Until 24 April, GoMulan Gallery in Amsterdam has programmed a duo exhibition with work by Merel Jansen and Dion Rosina. In their work, both artists highlight ordinary, everyday people, who are given a certain magnificence by the way they are captured.
Dion Rosina only graduated from the Breitner Academy in Amsterdam in 2021, but his career is booming. His work was shown in the exhibition 'Here. Black in Rembrandt's time' at Museum het Rembrandthuis, in Framer Framed and at OSCAM, in a group exhibition by Patta curators Violette Esmeralda (head of photography) and Lee Stuart (brand director). The exhibition in Museum het Rembrandthuis showed that, contrary to popular belief, Black people were a part of Dutch society in the seventeenth century. Yet they have remained underexposed in (art) history and if they were depicted at all, they usually had little power and agency. Rosina is interested in the African diaspora and historical and contemporary representation. In his work, he expresses this in his own unique way. For his work, the Amsterdam-based artist makes extensive use of existing visual material, that he imbues with his own imagination. His paintings, which refer to collage, often contain a combination of figuration and abstraction and refer to real faces. People on the street, on the internet, faces from advertisements or historical photos from archives. Rosina came across a series of remarkable photos that were taken in Brazil around 1870. The artist is particularly interested in photographs with a certain charge and an indefinable context, a penetrating look or an interesting atmosphere. He then provides these photos with a new context, especially when he makes combinations of faces. He uses the photos as a starting point for a realistically painted portrait and the result is always a bit puzzling and enigmatic. As a viewer, you are curious about the story behind these interesting faces and you're invited to bring your own interpretation.

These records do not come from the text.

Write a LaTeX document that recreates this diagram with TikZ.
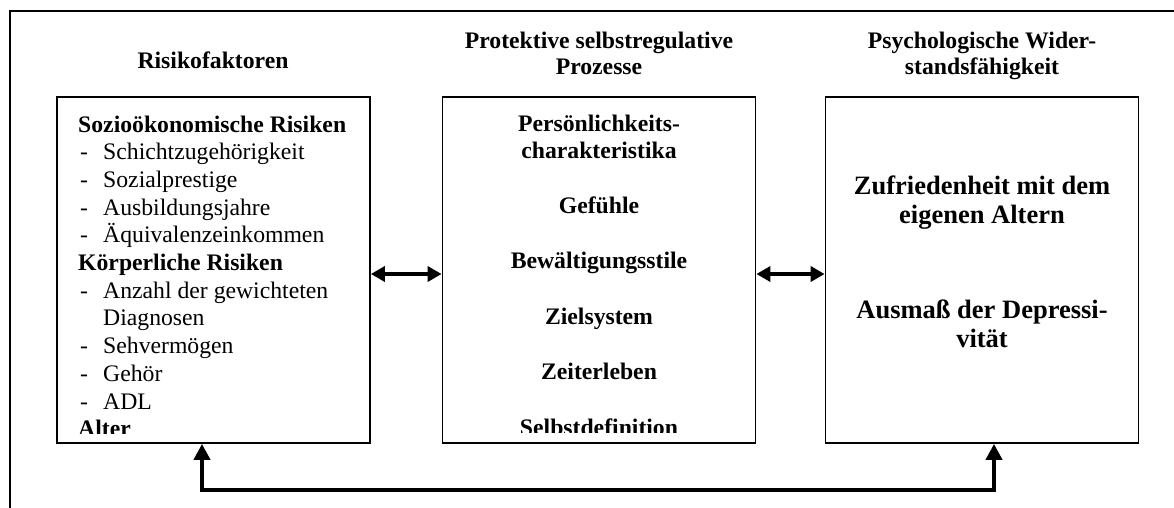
\documentclass[tikz,border=0pt]{standalone}
\usepackage{fontspec}
\setmainfont{Liberation Serif}
\usetikzlibrary{arrows.meta}

\tikzset{
  frameline/.style={line width=2.2pt, line cap=rect},
  panel/.style={draw, line width=1.8pt, minimum width=313pt, minimum height=346pt, inner sep=0pt},
  txt/.style={font=\fontsize{23.7}{27.5}\selectfont, inner sep=0pt, anchor=base west},
  btxt/.style={txt, font=\fontsize{23.7}{27.5}\selectfont\bfseries},
  ctxt/.style={btxt, anchor=base},
  bigtxt/.style={font=\fontsize{26.5}{30}\selectfont\bfseries, inner sep=0pt, anchor=base},
  dbl/.style={line width=4pt, {Triangle[length=14pt,width=15pt]}-{Triangle[length=14pt,width=15pt]}},
  loop/.style={line width=4.5pt, line join=miter, {Triangle[length=16pt,width=16pt]}-{Triangle[length=16pt,width=16pt]}}
}

\begin{document}
\begin{tikzpicture}[x=1pt,y=-1pt]
\useasboundingbox (0,0) rectangle (1174,507);

% open frame: left and top edges only
\draw[frameline] (10,507) -- (10,11) -- (1174,11);

% column headings
\node[ctxt] (h1) at (213,68) {Risikofaktoren};
\node[ctxt] (h2a) at (599,48) {Protektive selbstregulative};
\node[ctxt] (h2b) at (599,74) {Prozesse};
\node[ctxt] (h3a) at (982,48) {Psychologische Wider-};
\node[ctxt] (h3b) at (982,74) {standsfähigkeit};

% the three panels
\node[panel] (risk)  at (213.5,270) {};
\node[panel] (prot)  at (599,270) {};
\node[panel] (resil) at (982,270) {};

% risk factors
\begin{scope}
\clip (58,98) rectangle (369,433);
\node[btxt] (r1) at (78,132) {Sozioökonomische Risiken};
\node[txt] (r2d) at (80,159.7) {-}; \node[txt] (r2) at (103,159.7) {Schichtzugehörigkeit};
\node[txt] (r3d) at (80,187.4) {-}; \node[txt] (r3) at (103,187.4) {Sozialprestige};
\node[txt] (r4d) at (80,215.1) {-}; \node[txt] (r4) at (103,215.1) {Ausbildungsjahre};
\node[txt] (r5d) at (80,242.8) {-}; \node[txt] (r5) at (103,242.8) {Äquivalenzeinkommen};
\node[btxt] (r6) at (78,270.5) {Körperliche Risiken};
\node[txt] (r7d) at (80,298.2) {-}; \node[txt] (r7) at (103,298.2) {Anzahl der gewichteten};
\node[txt] (r8) at (103,325.9) {Diagnosen};
\node[txt] (r9d) at (80,353.6) {-}; \node[txt] (r9) at (103,353.6) {Sehvermögen};
\node[txt] (r10d) at (80,381.3) {-}; \node[txt] (r10) at (103,381.3) {Gehör};
\node[txt] (r11d) at (80,409) {-}; \node[txt] (r11) at (103,409) {ADL};
\node[btxt] (r12) at (78,436.7) {Alter};
\end{scope}

% protective processes
\begin{scope}
\clip (444,98) rectangle (754,432.5);
\node[ctxt] (p1) at (599,131) {Persönlichkeits-};
\node[ctxt] (p2) at (599,158) {charakteristika};
\node[ctxt] (p3) at (599,213) {Gefühle};
\node[ctxt] (p4) at (599,268.5) {Bewältigungsstile};
\node[ctxt] (p5) at (599,324) {Zielsystem};
\node[ctxt] (p6) at (599,379) {Zeiterleben};
\node[ctxt] (p7) at (599,435) {Selbstdefinition};
\end{scope}

% resilience outcomes
\node[bigtxt] (o1) at (982,194) {Zufriedenheit mit dem};
\node[bigtxt] (o2) at (982,223) {eigenen Altern};
\node[bigtxt] (o3) at (982,318) {Ausmaß der Depressi-};
\node[bigtxt] (o4) at (982,347) {vität};

% connectors
\coordinate (row) at (0,274);
\draw[dbl] (risk.east |- row) -- (prot.west |- row);
\draw[dbl] (prot.east |- row) -- (resil.west |- row);

\coordinate (lf) at (202,490);
\coordinate (rf) at (994,490);
\draw[loop] (risk.south -| lf) -- (lf) -- (rf) -- (resil.south -| rf);
\end{tikzpicture}
\end{document}
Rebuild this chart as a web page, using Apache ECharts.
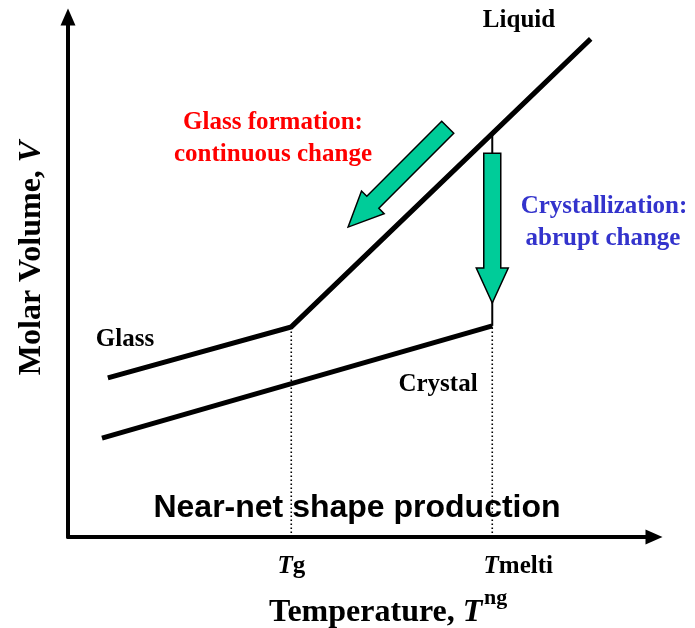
<!DOCTYPE html>
<html><head><meta charset="utf-8">
<script src="https://cdn.jsdelivr.net/npm/echarts@6/dist/echarts.min.js"></script>
<style>html,body{margin:0;padding:0;background:#fff}#c{width:695px;height:628px}</style>
</head><body><div id="c"></div>
<script>
// Temperature (T) / Molar volume (V) values, arbitrary units 0..100
const glassT = [6.8, 38.1];
const glassV = [30.6, 40.4];
const liquidT = [38.1, 89.2];
const liquidV = [40.4, 95.8];
const crystalT = [5.8, 72.4];
const crystalV = [19.0, 40.6];
const jumpT = [72.4, 72.4];
const jumpV = [77.6, 40.6];
const tickValues = [38.1, 72.4];
const tickLabels = ['Tg', 'Tmelti'];
// arrows: [tailT, tailV, tipT, tipV]
const arrowGlass = [64.8, 78.8, 47.8, 59.6];
const arrowCryst = [72.4, 73.8, 72.4, 45.0];

const SERIF = '"Liberation Serif","Times New Roman",serif';
const SANS = '"Liberation Sans",Arial,sans-serif';

const chart = echarts.init(document.getElementById('c'), null, {renderer: 'canvas'});

const blackLine = {color: '#000', width: 5, join: 'miter'};

chart.setOption({
  animation: false,
  backgroundColor: '#fff',
  grid: {left: 68, right: 41, top: 17, bottom: 91},
  xAxis: {
    type: 'value', min: 0, max: 100,
    splitLine: {show: false},
    axisTick: {show: false},
    axisLine: {show: true, lineStyle: {color: '#000', width: 4}, symbol: ['none', 'triangle'], symbolSize: [15, 17]},
    axisLabel: {
      customValues: tickValues,
      margin: 17,
      formatter: function (v) {
        const i = tickValues.indexOf(v);
        const s = tickLabels[i] || '';
        if (i === 1) return '{pad|}{i|' + s.charAt(0) + '}{n|' + s.slice(1) + '}';
        return '{i|' + s.charAt(0) + '}{n|' + s.slice(1) + '}';
      },
      rich: {
        i: {fontFamily: SERIF, fontStyle: 'italic', fontWeight: 'bold', fontSize: 25, color: '#000'},
        n: {fontFamily: SERIF, fontWeight: 'bold', fontSize: 25, color: '#000'},
        pad: {width: 52}
      }
    }
  },
  yAxis: {
    type: 'value', min: 0, max: 100,
    splitLine: {show: false},
    axisTick: {show: false},
    axisLabel: {show: false},
    axisLine: {show: true, lineStyle: {color: '#000', width: 4}, symbol: ['none', 'triangle'], symbolSize: [15, 17]}
  },
  series: [
    {
      name: 'Tg guide', type: 'line', symbol: 'none', z: 1,
      lineStyle: {color: '#000', width: 1.6, type: [1.6, 2.4]},
      data: [[tickValues[0], 0], [glassT[1], glassV[1]]]
    },
    {
      name: 'Tm guide', type: 'line', symbol: 'none', z: 1,
      lineStyle: {color: '#000', width: 1.6, type: [1.6, 2.4]},
      data: [[tickValues[1], 0], [crystalT[1], crystalV[1]]]
    },
    {
      name: 'Glass / Liquid', type: 'line', symbol: 'none', z: 3,
      lineStyle: blackLine,
      data: [[glassT[0], glassV[0]], [glassT[1], glassV[1]], [liquidT[1], liquidV[1]]]
    },
    {
      name: 'Crystal', type: 'line', symbol: 'none', z: 3,
      lineStyle: blackLine,
      data: [[crystalT[0], crystalV[0]], [crystalT[1], crystalV[1]]]
    },
    {
      name: 'Jump', type: 'line', symbol: 'none', z: 2,
      lineStyle: {color: '#000', width: 2},
      data: [[jumpT[0], jumpV[0]], [jumpT[1], jumpV[1]]]
    },
    {
      name: 'Arrows', type: 'custom', z: 4,
      encode: {x: [0, 2], y: [1, 3]},
      data: [arrowGlass, arrowCryst],
      renderItem: function (params, api) {
        const p0 = api.coord([api.value(0), api.value(1)]);
        const p1 = api.coord([api.value(2), api.value(3)]);
        const dx = p1[0] - p0[0], dy = p1[1] - p0[1];
        const L = Math.hypot(dx, dy);
        const ux = dx / L, uy = dy / L, nx = -uy, ny = ux;
        const sw = 8.5, hw = 16, hl = 35;
        const bx = p1[0] - ux * hl, by = p1[1] - uy * hl;
        const pts = [
          [p0[0] + nx * sw, p0[1] + ny * sw],
          [bx + nx * sw, by + ny * sw],
          [bx + nx * hw, by + ny * hw],
          [p1[0], p1[1]],
          [bx - nx * hw, by - ny * hw],
          [bx - nx * sw, by - ny * sw],
          [p0[0] - nx * sw, p0[1] - ny * sw]
        ];
        return {type: 'polygon', shape: {points: pts}, style: {fill: '#00cc99', stroke: '#000', lineWidth: 1.5}};
      }
    }
  ],
  graphic: [
    {type: 'text', x: 519, y: 21, style: {text: 'Liquid', font: 'bold 25px ' + SERIF, fill: '#000', align: 'center', verticalAlign: 'middle'}},
    {type: 'text', x: 273, y: 123, style: {text: 'Glass formation:', font: 'bold 25px ' + SERIF, fill: '#ff0000', align: 'center', verticalAlign: 'middle'}},
    {type: 'text', x: 273, y: 155, style: {text: 'continuous change', font: 'bold 25px ' + SERIF, fill: '#ff0000', align: 'center', verticalAlign: 'middle'}},
    {type: 'text', x: 604, y: 207, style: {text: 'Crystallization:', font: 'bold 25px ' + SERIF, fill: '#3333cc', align: 'center', verticalAlign: 'middle'}},
    {type: 'text', x: 603, y: 239, style: {text: 'abrupt change', font: 'bold 25px ' + SERIF, fill: '#3333cc', align: 'center', verticalAlign: 'middle'}},
    {type: 'text', x: 125, y: 340, style: {text: 'Glass', font: 'bold 25px ' + SERIF, fill: '#000', align: 'center', verticalAlign: 'middle'}},
    {type: 'text', x: 438, y: 385, style: {text: 'Crystal', font: 'bold 25px ' + SERIF, fill: '#000', align: 'center', verticalAlign: 'middle'}},
    {type: 'text', x: 357, y: 508, style: {text: 'Near-net shape production', font: 'bold 32px ' + SANS, fill: '#000', align: 'center', verticalAlign: 'middle'}},
    {type: 'text', x: 269, y: 613, style: {
      text: '{a|Temperature, }{b|T}', align: 'left', verticalAlign: 'middle',
      rich: {
        a: {fontFamily: SERIF, fontWeight: 'bold', fontSize: 32, fill: '#000'},
        b: {fontFamily: SERIF, fontWeight: 'bold', fontStyle: 'italic', fontSize: 32, fill: '#000'}
      }
    }},
    {type: 'text', x: 484, y: 598, style: {text: 'ng', font: 'bold 22px ' + SERIF, fill: '#000', align: 'left', verticalAlign: 'middle'}},
    {type: 'text', x: 32, y: 258, rotation: Math.PI / 2, style: {
      text: '{a|Molar Volume, }{b|V}', align: 'center', verticalAlign: 'middle',
      rich: {
        a: {fontFamily: SERIF, fontWeight: 'bold', fontSize: 32, fill: '#000'},
        b: {fontFamily: SERIF, fontWeight: 'bold', fontStyle: 'italic', fontSize: 32, fill: '#000'}
      }
    }}
  ]
});
</script>
</body></html>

Merel Jansen studied Product Design and Fine Art Painting at ArtEZ/AKI as well as Textile Design at the LUCA School of Arts in Ghent. Her earlier works are characterised by a combination of these media, in which she worked her canvas with a sewing machine, that she effectively used as a pencil. These works were shown in Museum Nairac in Barneveld in 2019-2020. In the same period, the artist was nominated for the Dutch Portrait Prize and in 2020, her work was presented in the Rijksmuseum in Amsterdam. Now, the artists mainly works with oil paint, in paintings that, like Rosina's work, refer to a certain abstraction. Jansen seems to have a soft spot for people who tend to be invisible in our society: cleaners, undocumented migrants or people who do not fully meet the prevailing beauty standards. She then depicts these people in a vulnerable but exalted way, as icons or stately historical portraits, inspired by classical altarpieces. She is always looking for a certain purity that isn't posed.